_Exercise goal_
Below are the records; extract from them the line containing "Recreate this image" to the line containing "328, 335, 342]", both lines included, exactly and with no pictures.

[start of Records for this exercise]

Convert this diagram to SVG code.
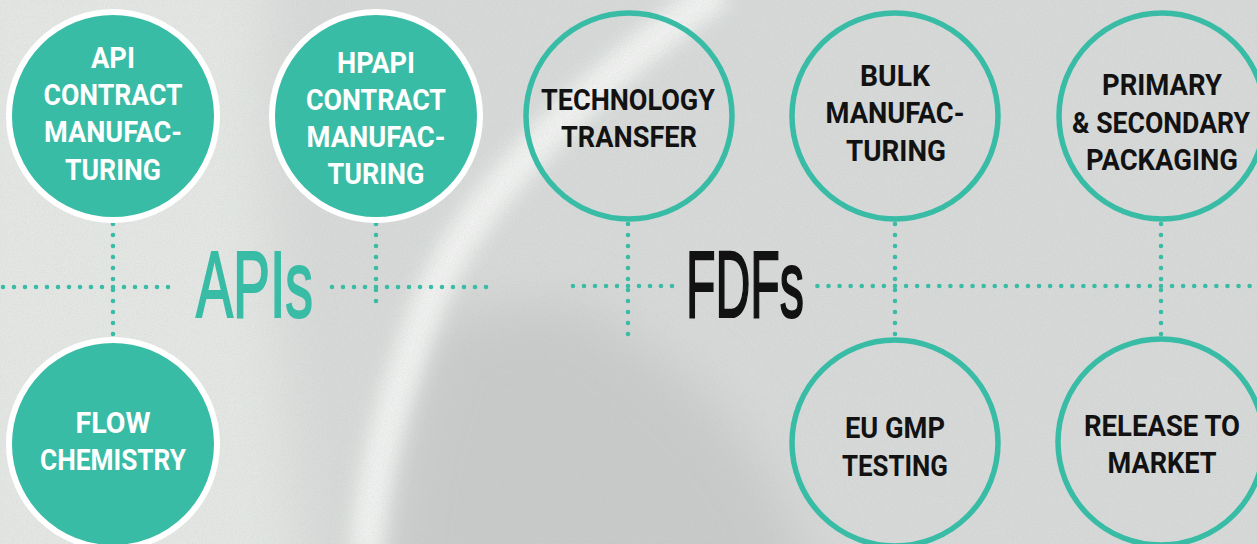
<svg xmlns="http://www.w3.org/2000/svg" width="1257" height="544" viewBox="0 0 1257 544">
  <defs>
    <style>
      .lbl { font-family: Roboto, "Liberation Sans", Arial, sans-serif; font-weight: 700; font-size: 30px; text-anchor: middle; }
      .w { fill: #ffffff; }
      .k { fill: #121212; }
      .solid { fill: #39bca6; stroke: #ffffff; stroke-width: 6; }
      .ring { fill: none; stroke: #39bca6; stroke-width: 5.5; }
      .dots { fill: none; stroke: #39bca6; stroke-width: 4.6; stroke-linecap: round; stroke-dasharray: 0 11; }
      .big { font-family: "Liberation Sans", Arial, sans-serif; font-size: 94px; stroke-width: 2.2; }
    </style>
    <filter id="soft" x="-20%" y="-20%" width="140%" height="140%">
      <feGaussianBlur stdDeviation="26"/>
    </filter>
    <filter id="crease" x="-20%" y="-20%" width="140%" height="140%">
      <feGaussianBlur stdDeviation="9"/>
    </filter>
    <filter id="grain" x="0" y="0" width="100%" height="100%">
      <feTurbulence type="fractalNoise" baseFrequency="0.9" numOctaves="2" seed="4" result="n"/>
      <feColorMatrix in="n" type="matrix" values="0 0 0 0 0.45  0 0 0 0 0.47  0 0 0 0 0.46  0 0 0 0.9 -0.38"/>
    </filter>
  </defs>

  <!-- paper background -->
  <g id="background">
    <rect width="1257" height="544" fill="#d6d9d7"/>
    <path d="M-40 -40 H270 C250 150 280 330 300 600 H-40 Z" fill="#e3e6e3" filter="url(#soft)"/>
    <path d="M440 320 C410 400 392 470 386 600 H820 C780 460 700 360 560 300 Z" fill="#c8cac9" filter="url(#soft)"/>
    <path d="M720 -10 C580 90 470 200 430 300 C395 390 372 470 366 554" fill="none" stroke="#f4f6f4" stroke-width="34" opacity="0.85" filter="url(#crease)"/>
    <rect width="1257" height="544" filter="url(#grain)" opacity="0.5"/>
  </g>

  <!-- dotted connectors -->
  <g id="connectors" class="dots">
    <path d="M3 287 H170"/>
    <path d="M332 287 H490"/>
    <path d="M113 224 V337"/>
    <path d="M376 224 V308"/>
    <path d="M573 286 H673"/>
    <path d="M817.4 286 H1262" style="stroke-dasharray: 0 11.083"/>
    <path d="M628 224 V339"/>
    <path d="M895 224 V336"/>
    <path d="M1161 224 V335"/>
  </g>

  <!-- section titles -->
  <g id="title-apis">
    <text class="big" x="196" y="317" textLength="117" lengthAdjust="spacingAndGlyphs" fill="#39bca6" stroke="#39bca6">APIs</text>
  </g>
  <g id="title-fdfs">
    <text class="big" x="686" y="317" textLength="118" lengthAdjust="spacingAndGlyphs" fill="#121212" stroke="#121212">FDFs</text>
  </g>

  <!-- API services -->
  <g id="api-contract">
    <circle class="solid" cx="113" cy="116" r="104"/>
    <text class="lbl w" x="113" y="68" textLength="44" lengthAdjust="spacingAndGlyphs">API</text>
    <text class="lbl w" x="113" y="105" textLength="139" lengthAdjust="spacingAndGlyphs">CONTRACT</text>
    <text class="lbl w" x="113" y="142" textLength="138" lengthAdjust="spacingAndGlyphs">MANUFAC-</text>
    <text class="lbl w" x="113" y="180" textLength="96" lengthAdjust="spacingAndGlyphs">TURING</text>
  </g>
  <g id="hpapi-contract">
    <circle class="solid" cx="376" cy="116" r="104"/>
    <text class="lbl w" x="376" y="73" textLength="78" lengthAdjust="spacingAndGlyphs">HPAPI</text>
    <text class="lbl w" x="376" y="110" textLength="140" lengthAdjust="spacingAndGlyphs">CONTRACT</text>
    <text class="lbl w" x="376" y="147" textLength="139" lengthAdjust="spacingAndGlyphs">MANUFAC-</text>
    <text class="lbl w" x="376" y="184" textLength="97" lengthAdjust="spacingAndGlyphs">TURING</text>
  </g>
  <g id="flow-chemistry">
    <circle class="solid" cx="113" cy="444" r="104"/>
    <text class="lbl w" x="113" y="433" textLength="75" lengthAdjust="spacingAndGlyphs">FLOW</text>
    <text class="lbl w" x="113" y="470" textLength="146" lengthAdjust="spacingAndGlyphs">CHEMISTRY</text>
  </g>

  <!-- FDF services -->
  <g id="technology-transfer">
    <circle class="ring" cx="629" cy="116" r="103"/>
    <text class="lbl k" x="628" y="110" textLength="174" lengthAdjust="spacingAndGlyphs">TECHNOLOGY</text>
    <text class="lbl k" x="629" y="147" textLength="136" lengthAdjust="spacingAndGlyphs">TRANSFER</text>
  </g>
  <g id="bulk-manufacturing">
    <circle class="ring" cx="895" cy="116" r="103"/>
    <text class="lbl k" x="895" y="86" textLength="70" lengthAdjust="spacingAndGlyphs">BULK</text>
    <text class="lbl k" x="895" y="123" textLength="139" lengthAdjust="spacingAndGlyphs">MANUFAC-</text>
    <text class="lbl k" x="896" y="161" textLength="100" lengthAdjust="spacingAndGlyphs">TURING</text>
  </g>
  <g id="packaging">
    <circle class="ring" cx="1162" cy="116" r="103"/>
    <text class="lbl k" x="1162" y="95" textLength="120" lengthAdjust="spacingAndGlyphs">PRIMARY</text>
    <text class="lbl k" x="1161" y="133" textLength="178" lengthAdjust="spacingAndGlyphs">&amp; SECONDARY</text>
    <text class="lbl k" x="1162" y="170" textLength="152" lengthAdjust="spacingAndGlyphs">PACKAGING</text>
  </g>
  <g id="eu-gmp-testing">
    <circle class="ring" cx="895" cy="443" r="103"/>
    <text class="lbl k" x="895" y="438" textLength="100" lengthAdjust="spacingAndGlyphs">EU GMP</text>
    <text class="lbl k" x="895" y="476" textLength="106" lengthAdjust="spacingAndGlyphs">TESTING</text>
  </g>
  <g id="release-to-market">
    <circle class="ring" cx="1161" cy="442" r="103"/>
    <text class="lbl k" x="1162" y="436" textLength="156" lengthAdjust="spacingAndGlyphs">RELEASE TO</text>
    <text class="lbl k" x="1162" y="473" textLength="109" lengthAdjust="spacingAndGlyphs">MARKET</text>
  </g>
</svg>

[end of Records for this exercise]
[start of Records for this exercise]

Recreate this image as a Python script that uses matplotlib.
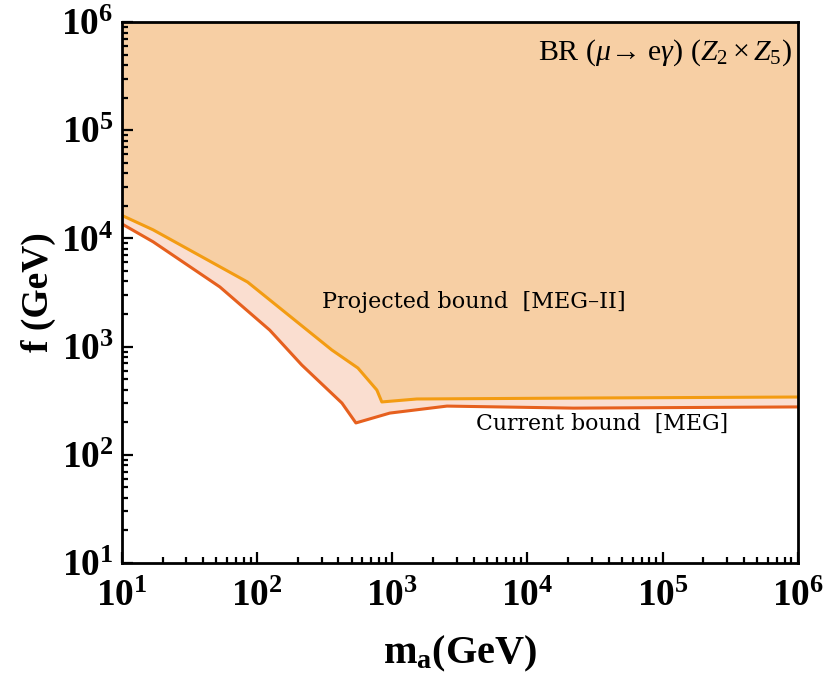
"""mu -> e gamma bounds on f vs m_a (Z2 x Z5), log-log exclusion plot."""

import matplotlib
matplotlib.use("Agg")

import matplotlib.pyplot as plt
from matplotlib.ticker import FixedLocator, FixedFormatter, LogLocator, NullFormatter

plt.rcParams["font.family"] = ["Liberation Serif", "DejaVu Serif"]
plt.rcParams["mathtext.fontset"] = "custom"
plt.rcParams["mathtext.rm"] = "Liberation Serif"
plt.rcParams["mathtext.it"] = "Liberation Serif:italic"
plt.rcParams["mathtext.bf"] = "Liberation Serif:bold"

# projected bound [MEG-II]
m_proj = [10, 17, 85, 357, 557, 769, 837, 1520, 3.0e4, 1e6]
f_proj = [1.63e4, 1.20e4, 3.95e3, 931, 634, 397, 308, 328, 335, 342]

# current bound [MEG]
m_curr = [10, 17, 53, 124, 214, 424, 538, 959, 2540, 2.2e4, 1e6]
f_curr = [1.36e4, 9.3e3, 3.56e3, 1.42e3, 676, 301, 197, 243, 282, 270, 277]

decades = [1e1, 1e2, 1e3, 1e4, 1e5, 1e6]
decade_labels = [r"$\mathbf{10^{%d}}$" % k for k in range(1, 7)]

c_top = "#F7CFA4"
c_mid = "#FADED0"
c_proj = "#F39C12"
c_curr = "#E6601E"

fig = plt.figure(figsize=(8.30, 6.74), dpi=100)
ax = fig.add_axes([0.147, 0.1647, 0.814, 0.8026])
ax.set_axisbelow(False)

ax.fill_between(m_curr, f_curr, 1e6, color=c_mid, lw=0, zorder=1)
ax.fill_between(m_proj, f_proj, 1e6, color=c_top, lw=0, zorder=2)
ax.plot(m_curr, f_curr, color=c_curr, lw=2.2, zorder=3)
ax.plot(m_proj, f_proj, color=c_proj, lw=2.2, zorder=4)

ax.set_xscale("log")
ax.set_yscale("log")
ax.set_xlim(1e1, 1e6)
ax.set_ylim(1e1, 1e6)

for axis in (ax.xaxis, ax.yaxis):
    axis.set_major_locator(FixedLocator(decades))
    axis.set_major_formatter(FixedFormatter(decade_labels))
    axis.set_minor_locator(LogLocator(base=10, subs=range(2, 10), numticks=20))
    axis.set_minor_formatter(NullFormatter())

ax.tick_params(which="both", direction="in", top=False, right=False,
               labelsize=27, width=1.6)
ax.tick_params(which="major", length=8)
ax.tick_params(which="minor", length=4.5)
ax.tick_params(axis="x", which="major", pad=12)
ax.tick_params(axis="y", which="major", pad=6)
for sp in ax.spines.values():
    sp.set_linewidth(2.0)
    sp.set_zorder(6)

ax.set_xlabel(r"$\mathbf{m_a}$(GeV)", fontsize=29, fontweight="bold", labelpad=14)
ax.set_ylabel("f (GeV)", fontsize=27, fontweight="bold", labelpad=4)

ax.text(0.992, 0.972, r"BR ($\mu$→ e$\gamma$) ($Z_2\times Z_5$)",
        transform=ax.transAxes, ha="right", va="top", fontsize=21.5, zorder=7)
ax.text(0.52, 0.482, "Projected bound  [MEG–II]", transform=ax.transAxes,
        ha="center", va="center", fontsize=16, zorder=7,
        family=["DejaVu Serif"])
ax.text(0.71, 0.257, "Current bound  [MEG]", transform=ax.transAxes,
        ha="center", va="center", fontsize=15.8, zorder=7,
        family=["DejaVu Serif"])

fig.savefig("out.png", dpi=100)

[end of Records for this exercise]

_Expected output_
Recreate this image as a Python script that uses matplotlib.
"""mu -> e gamma bounds on f vs m_a (Z2 x Z5), log-log exclusion plot."""

import matplotlib
matplotlib.use("Agg")

import matplotlib.pyplot as plt
from matplotlib.ticker import FixedLocator, FixedFormatter, LogLocator, NullFormatter

plt.rcParams["font.family"] = ["Liberation Serif", "DejaVu Serif"]
plt.rcParams["mathtext.fontset"] = "custom"
plt.rcParams["mathtext.rm"] = "Liberation Serif"
plt.rcParams["mathtext.it"] = "Liberation Serif:italic"
plt.rcParams["mathtext.bf"] = "Liberation Serif:bold"

# projected bound [MEG-II]
m_proj = [10, 17, 85, 357, 557, 769, 837, 1520, 3.0e4, 1e6]
f_proj = [1.63e4, 1.20e4, 3.95e3, 931, 634, 397, 308, 328, 335, 342]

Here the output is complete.